- _TASK BRIEF_
Reproduce the listing exactly and skip over any pictures.

───── DATASET SECTION

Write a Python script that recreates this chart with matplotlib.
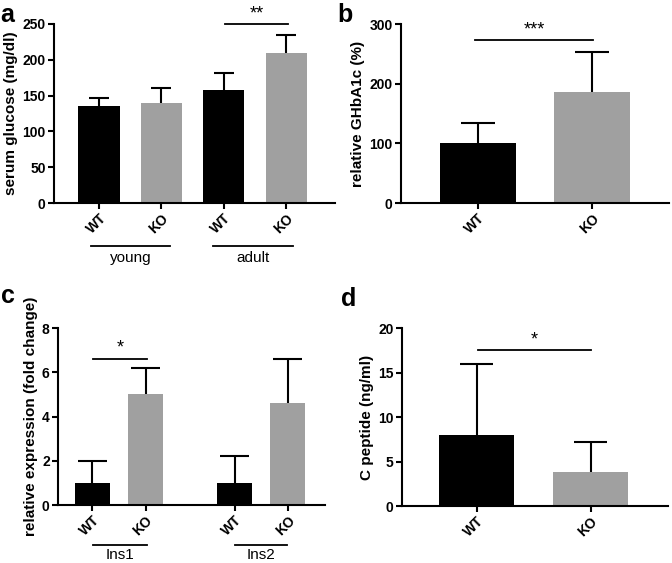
import matplotlib
matplotlib.use("Agg")
import matplotlib.pyplot as plt
import matplotlib.transforms as mtransforms
import numpy as np

plt.rcParams['font.family'] = ['Liberation Sans', 'DejaVu Sans']
plt.rcParams['font.weight'] = 'bold'
plt.rcParams['axes.labelweight'] = 'bold'
plt.rcParams['font.size'] = 10

BLACK = '#000000'
GRAY = '#a0a0a0'

# panel a: serum glucose
a_labels = ['WT', 'KO', 'WT', 'KO']
a_means = [135, 139, 158, 210]
a_err = [11, 22, 23, 24]
a_groups = ['young', 'adult']

# panel b: relative GHbA1c
b_labels = ['WT', 'KO']
b_means = [100, 187]
b_err = [34, 66]

# panel c: relative expression
c_labels = ['WT', 'KO', 'WT', 'KO']
c_pos = [0, 1, 2.68, 3.68]
c_means = [1.0, 5.0, 1.0, 4.6]
c_err = [1.0, 1.2, 1.2, 2.0]
c_groups = ['Ins1', 'Ins2']

# panel d: C peptide
d_labels = ['WT', 'KO']
d_means = [8.0, 3.85]
d_err = [8.0, 3.35]

fig = plt.figure(figsize=(6.72, 5.63), dpi=100)


def style_axes(ax):
    for s in ['top', 'right']:
        ax.spines[s].set_visible(False)
    for s in ['left', 'bottom']:
        ax.spines[s].set_linewidth(1.5)
    ax.tick_params(width=1.5, length=4, direction='out', labelsize=10, pad=2)
    for t in ax.get_xticklabels():
        t.set_rotation(45)
        t.set_ha('right')
        t.set_rotation_mode('anchor')


def draw_bars(ax, pos, means, err, colors, cap):
    pos = np.asarray(pos, dtype=float)
    top = np.asarray(means) + np.asarray(err)
    ax.bar(pos, means, width=0.66, color=colors, edgecolor='none', zorder=2)
    ax.vlines(pos, means, top, color='black', lw=1.5, zorder=1)
    ax.hlines(top, pos - cap, pos + cap, color='black', lw=1.5, zorder=1)


def sig(ax, x0, x1, y, text, dy):
    ax.plot([x0, x1], [y, y], color='black', lw=1.3, clip_on=False)
    ax.text((x0 + x1) / 2, y + dy, text, ha='center', va='bottom',
            fontsize=13, fontweight='normal', clip_on=False)


def group_line(ax, x0, x1, yline, ylab, text):
    tr = mtransforms.blended_transform_factory(ax.transData, ax.transAxes)
    ax.plot([x0, x1], [yline, yline], color='black', lw=1.3,
            transform=tr, clip_on=False)
    ax.text((x0 + x1) / 2, ylab, text, transform=tr, ha='center',
            va='center', fontsize=11, fontweight='normal')


# ---- a
ax = fig.add_axes([0.0804, 0.6394, 0.4181, 0.318])
pos = list(range(4))
draw_bars(ax, pos, a_means, a_err, [BLACK, GRAY, BLACK, GRAY], 0.16)
ax.set_xlim(-0.72, 3.78)
ax.set_ylim(0, 250)
ax.set_yticks([0, 50, 100, 150, 200, 250])
ax.set_xticks(pos)
ax.set_xticklabels(a_labels)
ax.set_ylabel('serum glucose (mg/dl)', fontsize=11, labelpad=3)
style_axes(ax)
sig(ax, 2.02, 3.02, 250, '**', 2)
group_line(ax, -0.12, 1.13, -0.24, -0.305, a_groups[0])
group_line(ax, 1.83, 3.1, -0.24, -0.305, a_groups[1])

# ---- b
ax = fig.add_axes([0.5967, 0.6394, 0.3988, 0.3176])
pos = [0, 1]
draw_bars(ax, pos, b_means, b_err, [BLACK, GRAY], 0.15)
ax.set_xlim(-0.67, 1.67)
ax.set_ylim(0, 300)
ax.set_yticks([0, 100, 200, 300])
ax.set_xticks(pos)
ax.set_xticklabels(b_labels)
ax.set_ylabel('relative GHbA1c (%)', fontsize=11, labelpad=3)
style_axes(ax)
sig(ax, -0.02, 1.01, 273, '***', 3)

# ---- c
ax = fig.add_axes([0.0863, 0.103, 0.3973, 0.3144])
draw_bars(ax, c_pos, c_means, c_err, [BLACK, GRAY, BLACK, GRAY], 0.27)
ax.set_xlim(-0.65, 4.38)
ax.set_ylim(0, 8)
ax.set_yticks([0, 2, 4, 6, 8])
ax.set_xticks(c_pos)
ax.set_xticklabels(c_labels)
ax.set_ylabel('relative expression (fold change)', fontsize=11, labelpad=3)
style_axes(ax)
sig(ax, 0.01, 1.02, 6.6, '*', 0.1)
group_line(ax, 0.01, 1.02, -0.226, -0.28, c_groups[0])
group_line(ax, 2.68, 3.66, -0.226, -0.28, c_groups[1])

# ---- d
ax = fig.add_axes([0.598, 0.101, 0.3958, 0.3164])
pos = [0, 1]
draw_bars(ax, pos, d_means, d_err, [BLACK, GRAY], 0.145)
ax.set_xlim(-0.66, 1.68)
ax.set_ylim(0, 20)
ax.set_yticks([0, 5, 10, 15, 20])
ax.set_xticks(pos)
ax.set_xticklabels(d_labels)
ax.set_ylabel('C peptide (ng/ml)', fontsize=11, labelpad=3)
style_axes(ax)
sig(ax, 0.01, 1.0, 17.5, '*', 0.25)

# panel letters
for x, y, s in [(0.0, 0.995, 'a'), (0.502, 0.995, 'b'),
                (0.002, 0.495, 'c'), (0.508, 0.49, 'd')]:
    fig.text(x, y, s, fontsize=18, fontweight='bold', va='top', ha='left')

fig.savefig('out.png', dpi=100)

──────────

- _RESULT FOR THIS EXERCISE_
Write a Python script that recreates this chart with matplotlib.
import matplotlib
matplotlib.use("Agg")
import matplotlib.pyplot as plt
import matplotlib.transforms as mtransforms
import numpy as np

plt.rcParams['font.family'] = ['Liberation Sans', 'DejaVu Sans']
plt.rcParams['font.weight'] = 'bold'
plt.rcParams['axes.labelweight'] = 'bold'
plt.rcParams['font.size'] = 10

BLACK = '#000000'
GRAY = '#a0a0a0'

# panel a: serum glucose
a_labels = ['WT', 'KO', 'WT', 'KO']
a_means = [135, 139, 158, 210]
a_err = [11, 22, 23, 24]
a_groups = ['young', 'adult']

# panel b: relative GHbA1c
b_labels = ['WT', 'KO']
b_means = [100, 187]
b_err = [34, 66]

# panel c: relative expression
c_labels = ['WT', 'KO', 'WT', 'KO']
c_pos = [0, 1, 2.68, 3.68]
c_means = [1.0, 5.0, 1.0, 4.6]
c_err = [1.0, 1.2, 1.2, 2.0]
c_groups = ['Ins1', 'Ins2']

# panel d: C peptide
d_labels = ['WT', 'KO']
d_means = [8.0, 3.85]
d_err = [8.0, 3.35]

fig = plt.figure(figsize=(6.72, 5.63), dpi=100)


def style_axes(ax):
    for s in ['top', 'right']:
        ax.spines[s].set_visible(False)
    for s in ['left', 'bottom']:
        ax.spines[s].set_linewidth(1.5)
    ax.tick_params(width=1.5, length=4, direction='out', labelsize=10, pad=2)
    for t in ax.get_xticklabels():
        t.set_rotation(45)
        t.set_ha('right')
        t.set_rotation_mode('anchor')


def draw_bars(ax, pos, means, err, colors, cap):
    pos = np.asarray(pos, dtype=float)
    top = np.asarray(means) + np.asarray(err)
    ax.bar(pos, means, width=0.66, color=colors, edgecolor='none', zorder=2)
    ax.vlines(pos, means, top, color='black', lw=1.5, zorder=1)
    ax.hlines(top, pos - cap, pos + cap, color='black', lw=1.5, zorder=1)


def sig(ax, x0, x1, y, text, dy):
    ax.plot([x0, x1], [y, y], color='black', lw=1.3, clip_on=False)
    ax.text((x0 + x1) / 2, y + dy, text, ha='center', va='bottom',
            fontsize=13, fontweight='normal', clip_on=False)


def group_line(ax, x0, x1, yline, ylab, text):
    tr = mtransforms.blended_transform_factory(ax.transData, ax.transAxes)
    ax.plot([x0, x1], [yline, yline], color='black', lw=1.3,
            transform=tr, clip_on=False)
    ax.text((x0 + x1) / 2, ylab, text, transform=tr, ha='center',
            va='center', fontsize=11, fontweight='normal')


# ---- a
ax = fig.add_axes([0.0804, 0.6394, 0.4181, 0.318])
pos = list(range(4))
draw_bars(ax, pos, a_means, a_err, [BLACK, GRAY, BLACK, GRAY], 0.16)
ax.set_xlim(-0.72, 3.78)
ax.set_ylim(0, 250)
ax.set_yticks([0, 50, 100, 150, 200, 250])
ax.set_xticks(pos)
ax.set_xticklabels(a_labels)
ax.set_ylabel('serum glucose (mg/dl)', fontsize=11, labelpad=3)
style_axes(ax)
sig(ax, 2.02, 3.02, 250, '**', 2)
group_line(ax, -0.12, 1.13, -0.24, -0.305, a_groups[0])
group_line(ax, 1.83, 3.1, -0.24, -0.305, a_groups[1])

# ---- b
ax = fig.add_axes([0.5967, 0.6394, 0.3988, 0.3176])
pos = [0, 1]
draw_bars(ax, pos, b_means, b_err, [BLACK, GRAY], 0.15)
ax.set_xlim(-0.67, 1.67)
ax.set_ylim(0, 300)
ax.set_yticks([0, 100, 200, 300])
ax.set_xticks(pos)
ax.set_xticklabels(b_labels)
ax.set_ylabel('relative GHbA1c (%)', fontsize=11, labelpad=3)
style_axes(ax)
sig(ax, -0.02, 1.01, 273, '***', 3)

# ---- c
ax = fig.add_axes([0.0863, 0.103, 0.3973, 0.3144])
draw_bars(ax, c_pos, c_means, c_err, [BLACK, GRAY, BLACK, GRAY], 0.27)
ax.set_xlim(-0.65, 4.38)
ax.set_ylim(0, 8)
ax.set_yticks([0, 2, 4, 6, 8])
ax.set_xticks(c_pos)
ax.set_xticklabels(c_labels)
ax.set_ylabel('relative expression (fold change)', fontsize=11, labelpad=3)
style_axes(ax)
sig(ax, 0.01, 1.02, 6.6, '*', 0.1)
group_line(ax, 0.01, 1.02, -0.226, -0.28, c_groups[0])
group_line(ax, 2.68, 3.66, -0.226, -0.28, c_groups[1])

# ---- d
ax = fig.add_axes([0.598, 0.101, 0.3958, 0.3164])
pos = [0, 1]
draw_bars(ax, pos, d_means, d_err, [BLACK, GRAY], 0.145)
ax.set_xlim(-0.66, 1.68)
ax.set_ylim(0, 20)
ax.set_yticks([0, 5, 10, 15, 20])
ax.set_xticks(pos)
ax.set_xticklabels(d_labels)
ax.set_ylabel('C peptide (ng/ml)', fontsize=11, labelpad=3)
style_axes(ax)
sig(ax, 0.01, 1.0, 17.5, '*', 0.25)

# panel letters
for x, y, s in [(0.0, 0.995, 'a'), (0.502, 0.995, 'b'),
                (0.002, 0.495, 'c'), (0.508, 0.49, 'd')]:
    fig.text(x, y, s, fontsize=18, fontweight='bold', va='top', ha='left')

fig.savefig('out.png', dpi=100)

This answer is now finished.